Tuesday, January 12, 2016

Holy Bat-Memories, Batman!

  My pals Bob Greenberger and Paul Kupperberg have both blogged about watching the first episode of the Batman TV series fifty years ago today. (Check out their posts by clicking the links in the column to the right.)
  As a heavy-duty comics fan, I too looked forward to the program. I had been reading Batman comics since 1959 and was a fan of both the Jack Schiff version with its aliens, gimmicky villains, and strange transformations as well as the more serious Julie Schwartz incarnation. The TV version was neither of these.
   I recall the lunch table discussion with my comics-reading pals the next day in school. None of us could believe that they had turned Batman into such a farce. Of course, that did not stop us from watching it every week from then on. And complaining about the campiness.
   We had hoped that the show would eventually become more like the comics. Unfortunately, the opposite happened. Comic books were overrun with giant sound effects that lasted until the Bat-bubble burst three years later. And the media got a tag to hang every story about comics on for the next half-century.
   Given how popular the dark version of Batman in the movies (and comics) has become, it is hard to believe that the version from the TV series is still remembered so fondly. Maybe some energetic writer will find a way to tie them together. Can you imagine the Bruce Wayne in Gotham growing up to become the Adam West Caped Crusader? That would be something to see!
Watching Batman in 1966, I never would have imagined that I would get to sit in the Batmobile 25 years later


  1. Each version of Batman (grim Dark Knight, straight superhero, science fiction, New Look, camp, Dark Knight once again) reflected then-current fads and trends. In 1939-40, there was probably a lot of influence from pulp magazines (e.g., The Shadow), Warner Brothers gangster movies, and Universal's horror movies. Circa 1960, the comics were influenced by the science fiction movies about bug-eyed monsters and alien invaders. And, in 1966, the fads were pop art and camp comedy.
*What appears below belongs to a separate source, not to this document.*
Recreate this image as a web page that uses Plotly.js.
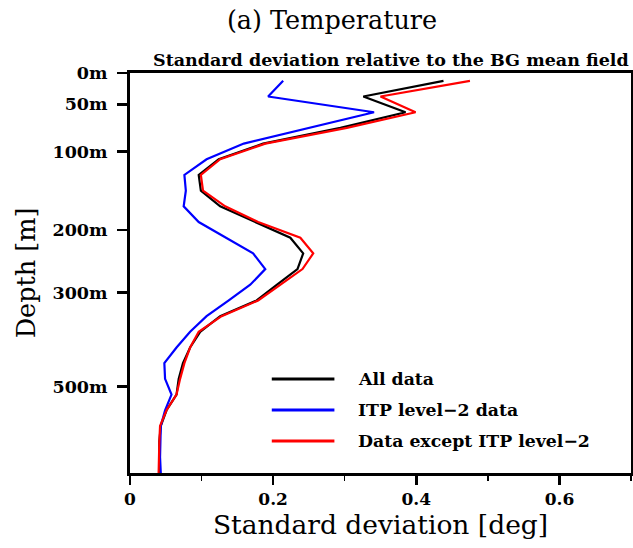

    The James Bond movies had a lot of tongue-in-cheek comedy relief, and the various Bond imitators (Matt Helm, Our Man Flint) were even more so. Several TV series (Voyage to the Bottom of the Sea, The Man From U.N.C.L.E., The Wild Wild West) had started as straight action-adventure, and became more and more campy in the 1966-67 season. (Most of them tried to tone it down in '67-68, when the camp fad was obviously passing.) There were also campy movie versions of Modesty Blaise and Barbarella.

    Maybe if I'd been older, and had been reading Julius Schwartz's comics for a few years, I would have been disgusted by the campy TV show. As it was, I was seven, and had no previous experience with superheros. (The only comic books I had read before were "funny animal" comics like Bugs Bunny and Mickey Mouse.) The TV show was a sort of gateway drug; I began reading Batman and Detective Comics, and then also became a fan of Justice League and its members' solo titles, as well as the Teen Titans and the Superman Family comics.

    My peers and I did not see the TV show as camp; we thought of it as a straight action-adventure show, and it seemed (to us) just as serious and dramatic as "Gunsmoke" and "The FBI." Of course, our parents were laughing their heads off. Years later, watching reruns, I finally understood the stuff that had gone over my head the first time around.

    The camp comedy meant that the show could be enjoyed on two levels, and it was popular with adults as well as kids. It's worth noting that The Green Hornet was played fairly straight, and lasted only one season.

    Julie Newmar was interviewed by Amazing Heroes magazine ca. 1990, and she mentioned that each version of Batman was a product of its time. When asked if she thought that there was room for both the campy comedy and the grimdark version, she said, "Oh, yes."

  2. The Dozer Bat-Craze revitalized so much of the fun Silver Comic era, giving competitors like Marvel their legs to expand into media and gain valuable market-share.

    Folks for decades have ridiculed the show, but it worked very well in the post-Kennedy years with the advent of Pop camp, baby boomers and color television.

    It's provided far more substance and laid far more groundwork for what we comic enthusiasts cherish today than most will ever give it credit for.

    As for the show itself, it started out very experimental and zesty, but by the 2nd and 3rd seasons, writers began resting on their campy devices, losing the delicate, ingenious comedic balance it had early on.

    You **needed** the Wayne Foundation balance to even out the 'theatre of the absurd' as West categorized it.

    The reduction to 25min stories and adding Batgirl worked against that. Love Batgirl like everyone, but it greatly reduced the West-Ward on-screen chemistry and buddy dynamic.